— Begin SOURCE DATA —
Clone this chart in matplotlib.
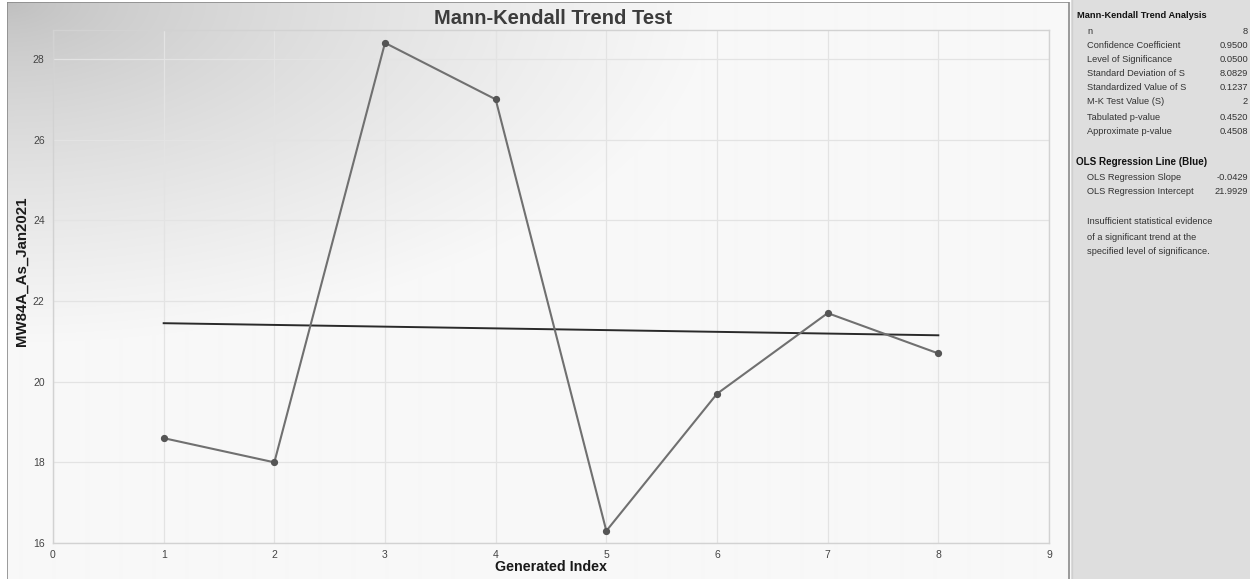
import numpy as np
import matplotlib
matplotlib.use("Agg")
import matplotlib.pyplot as plt
from matplotlib.patches import Rectangle

# ---- data ----
x_index = [1, 2, 3, 4, 5, 6, 7, 8]
values = [18.6, 18.0, 28.4, 27.0, 16.3, 19.7, 21.7, 20.7]
x_ticks = [0, 1, 2, 3, 4, 5, 6, 7, 8, 9]
y_ticks = [16, 18, 20, 22, 24, 26, 28]

title = "Mann-Kendall Trend Test"
x_label = "Generated Index"
y_label = "MW84A_As_Jan2021"

mk_header = "Mann-Kendall Trend Analysis"
mk_labels = ["n", "Confidence Coefficient", "Level of Significance",
             "Standard Deviation of S", "Standardized Value of S",
             "M-K Test Value (S)", "Tabulated p-value", "Approximate p-value"]
mk_values = ["8", "0.9500", "0.0500", "8.0829", "0.1237", "2", "0.4520", "0.4508"]
ols_header = "OLS Regression Line (Blue)"
ols_labels = ["OLS Regression Slope", "OLS Regression Intercept"]
ols_values = ["-0.0429", "21.9929"]
conclusion = ["Insufficient statistical evidence",
              "of a significant trend at the",
              "specified level of significance."]

plt.rcParams['font.family'] = ['Liberation Sans', 'DejaVu Sans']

W, H = 1250, 579
fig = plt.figure(figsize=(W / 100, H / 100), dpi=100)
fig.patch.set_facecolor('white')

def fx(px):
    return px / W

def fy(py):
    return 1 - py / H

# ---- background gradient for chart region ----
cx0, cx1, cy0, cy1 = 7, 1070, 2, 579
bg = fig.add_axes([fx(cx0), fy(cy1), fx(cx1 - cx0), (cy1 - cy0) / H], zorder=0)
gw, gh = cx1 - cx0, cy1 - cy0
xx, yy = np.meshgrid(np.arange(gw), np.arange(gh))
d = np.sqrt((xx / 700.0) ** 2 + (yy / 340.0) ** 2)
d = np.clip(d, 0, 1)
v = (190 + (248 - 190) * d ** 0.7) / 255.0
img = np.dstack([v, v, v])
bg.imshow(img, aspect='auto', extent=[0, gw, gh, 0], interpolation='bilinear')
bg.set_xlim(0, gw)
bg.set_ylim(gh, 0)
bg.axis('off')
bg.add_patch(Rectangle((0, 0), gw - 1, gh + 5, fill=False, edgecolor='#8a8a8a', lw=1.2))

# ---- side panel ----
panel = fig.add_axes([fx(1071), 0, fx(W - 1071), 1], zorder=0)
panel.set_xlim(1071, W)
panel.set_ylim(H, 0)
panel.set_facecolor('#dedede')
for s in panel.spines.values():
    s.set_visible(False)
panel.set_xticks([])
panel.set_yticks([])
panel.axvline(1071.5, color='#cfcfcf', lw=1)

fs = 6.7
tc = '#333333'
panel.text(1077, 15, mk_header, fontsize=fs, fontweight='bold', color='#111111', va='center')
row_y = [31, 45, 59, 73, 88, 102, 117, 131]
for yy_, lab, val in zip(row_y, mk_labels, mk_values):
    panel.text(1087, yy_, lab, fontsize=fs, color=tc, va='center')
    panel.text(1248, yy_, val, fontsize=fs, color=tc, va='center', ha='right')
panel.text(1076, 162, ols_header, fontsize=fs + 0.4, fontweight='bold', color='#111111', va='center')
for yy_, lab, val in zip([177, 192], ols_labels, ols_values):
    panel.text(1087, yy_, lab, fontsize=fs, color=tc, va='center')
    panel.text(1248, yy_, val, fontsize=fs, color=tc, va='center', ha='right')
for yy_, line in zip([221, 237, 252], conclusion):
    panel.text(1087, yy_, line, fontsize=fs, color=tc, va='center')

# ---- main plot ----
L, R, T, B = 53, 1049, 30, 543
ax = fig.add_axes([fx(L), fy(B), fx(R - L), (B - T) / H], zorder=2)
ax.set_facecolor('none')
ax.set_xlim(0, 9)
ymax = 28 + (59 - 30) / 40.3
ax.set_ylim(16, ymax)
ax.set_xticks(x_ticks)
ax.set_yticks(y_ticks)
ax.grid(True, color='#e3e3e3', lw=0.9)
ax.set_axisbelow(True)
for s in ax.spines.values():
    s.set_color('#d2d2d2')
    s.set_linewidth(1.0)
ax.tick_params(length=0, labelsize=7.5, labelcolor='#444444')
ax.tick_params(axis='x', pad=5)
ax.tick_params(axis='y', pad=6)

ax.plot(x_index, values, color='#707070', lw=1.5, marker='o', ms=4.2,
        mfc='#555555', mec='#555555', zorder=3)

xa = np.array(x_index, dtype=float)
slope, intercept = np.polyfit(xa, np.array(values), 1)
xl = np.array([x_index[0], x_index[-1]], dtype=float)
ax.plot(xl, slope * xl + intercept, color='#2a2a2a', lw=1.4, zorder=2)

fig.text(fx(553), fy(18), title, fontsize=14.5, fontweight='bold', color='#3c3c3c',
         ha='center', va='center')
fig.text(fx(551), fy(567), x_label, fontsize=10.3, fontweight='bold', color='#1a1a1a',
         ha='center', va='center')
fig.text(fx(22), fy(271), y_label, fontsize=10.8, fontweight='bold', color='#1a1a1a',
         ha='center', va='center', rotation=90)

fig.savefig('out.png', dpi=100)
— End SOURCE DATA —
All of the material above needs to be restated exactly, with no pictures.

▶ **OUTPUT OF THE TASK**:
Clone this chart in matplotlib.
import numpy as np
import matplotlib
matplotlib.use("Agg")
import matplotlib.pyplot as plt
from matplotlib.patches import Rectangle

# ---- data ----
x_index = [1, 2, 3, 4, 5, 6, 7, 8]
values = [18.6, 18.0, 28.4, 27.0, 16.3, 19.7, 21.7, 20.7]
x_ticks = [0, 1, 2, 3, 4, 5, 6, 7, 8, 9]
y_ticks = [16, 18, 20, 22, 24, 26, 28]

title = "Mann-Kendall Trend Test"
x_label = "Generated Index"
y_label = "MW84A_As_Jan2021"

mk_header = "Mann-Kendall Trend Analysis"
mk_labels = ["n", "Confidence Coefficient", "Level of Significance",
             "Standard Deviation of S", "Standardized Value of S",
             "M-K Test Value (S)", "Tabulated p-value", "Approximate p-value"]
mk_values = ["8", "0.9500", "0.0500", "8.0829", "0.1237", "2", "0.4520", "0.4508"]
ols_header = "OLS Regression Line (Blue)"
ols_labels = ["OLS Regression Slope", "OLS Regression Intercept"]
ols_values = ["-0.0429", "21.9929"]
conclusion = ["Insufficient statistical evidence",
              "of a significant trend at the",
              "specified level of significance."]

plt.rcParams['font.family'] = ['Liberation Sans', 'DejaVu Sans']

W, H = 1250, 579
fig = plt.figure(figsize=(W / 100, H / 100), dpi=100)
fig.patch.set_facecolor('white')

def fx(px):
    return px / W

def fy(py):
    return 1 - py / H

# ---- background gradient for chart region ----
cx0, cx1, cy0, cy1 = 7, 1070, 2, 579
bg = fig.add_axes([fx(cx0), fy(cy1), fx(cx1 - cx0), (cy1 - cy0) / H], zorder=0)
gw, gh = cx1 - cx0, cy1 - cy0
xx, yy = np.meshgrid(np.arange(gw), np.arange(gh))
d = np.sqrt((xx / 700.0) ** 2 + (yy / 340.0) ** 2)
d = np.clip(d, 0, 1)
v = (190 + (248 - 190) * d ** 0.7) / 255.0
img = np.dstack([v, v, v])
bg.imshow(img, aspect='auto', extent=[0, gw, gh, 0], interpolation='bilinear')
bg.set_xlim(0, gw)
bg.set_ylim(gh, 0)
bg.axis('off')
bg.add_patch(Rectangle((0, 0), gw - 1, gh + 5, fill=False, edgecolor='#8a8a8a', lw=1.2))

# ---- side panel ----
panel = fig.add_axes([fx(1071), 0, fx(W - 1071), 1], zorder=0)
panel.set_xlim(1071, W)
panel.set_ylim(H, 0)
panel.set_facecolor('#dedede')
for s in panel.spines.values():
    s.set_visible(False)
panel.set_xticks([])
panel.set_yticks([])
panel.axvline(1071.5, color='#cfcfcf', lw=1)

fs = 6.7
tc = '#333333'
panel.text(1077, 15, mk_header, fontsize=fs, fontweight='bold', color='#111111', va='center')
row_y = [31, 45, 59, 73, 88, 102, 117, 131]
for yy_, lab, val in zip(row_y, mk_labels, mk_values):
    panel.text(1087, yy_, lab, fontsize=fs, color=tc, va='center')
    panel.text(1248, yy_, val, fontsize=fs, color=tc, va='center', ha='right')
panel.text(1076, 162, ols_header, fontsize=fs + 0.4, fontweight='bold', color='#111111', va='center')
for yy_, lab, val in zip([177, 192], ols_labels, ols_values):
    panel.text(1087, yy_, lab, fontsize=fs, color=tc, va='center')
    panel.text(1248, yy_, val, fontsize=fs, color=tc, va='center', ha='right')
for yy_, line in zip([221, 237, 252], conclusion):
    panel.text(1087, yy_, line, fontsize=fs, color=tc, va='center')

# ---- main plot ----
L, R, T, B = 53, 1049, 30, 543
ax = fig.add_axes([fx(L), fy(B), fx(R - L), (B - T) / H], zorder=2)
ax.set_facecolor('none')
ax.set_xlim(0, 9)
ymax = 28 + (59 - 30) / 40.3
ax.set_ylim(16, ymax)
ax.set_xticks(x_ticks)
ax.set_yticks(y_ticks)
ax.grid(True, color='#e3e3e3', lw=0.9)
ax.set_axisbelow(True)
for s in ax.spines.values():
    s.set_color('#d2d2d2')
    s.set_linewidth(1.0)
ax.tick_params(length=0, labelsize=7.5, labelcolor='#444444')
ax.tick_params(axis='x', pad=5)
ax.tick_params(axis='y', pad=6)

ax.plot(x_index, values, color='#707070', lw=1.5, marker='o', ms=4.2,
        mfc='#555555', mec='#555555', zorder=3)

xa = np.array(x_index, dtype=float)
slope, intercept = np.polyfit(xa, np.array(values), 1)
xl = np.array([x_index[0], x_index[-1]], dtype=float)
ax.plot(xl, slope * xl + intercept, color='#2a2a2a', lw=1.4, zorder=2)

fig.text(fx(553), fy(18), title, fontsize=14.5, fontweight='bold', color='#3c3c3c',
         ha='center', va='center')
fig.text(fx(551), fy(567), x_label, fontsize=10.3, fontweight='bold', color='#1a1a1a',
         ha='center', va='center')
fig.text(fx(22), fy(271), y_label, fontsize=10.8, fontweight='bold', color='#1a1a1a',
         ha='center', va='center', rotation=90)

fig.savefig('out.png', dpi=100)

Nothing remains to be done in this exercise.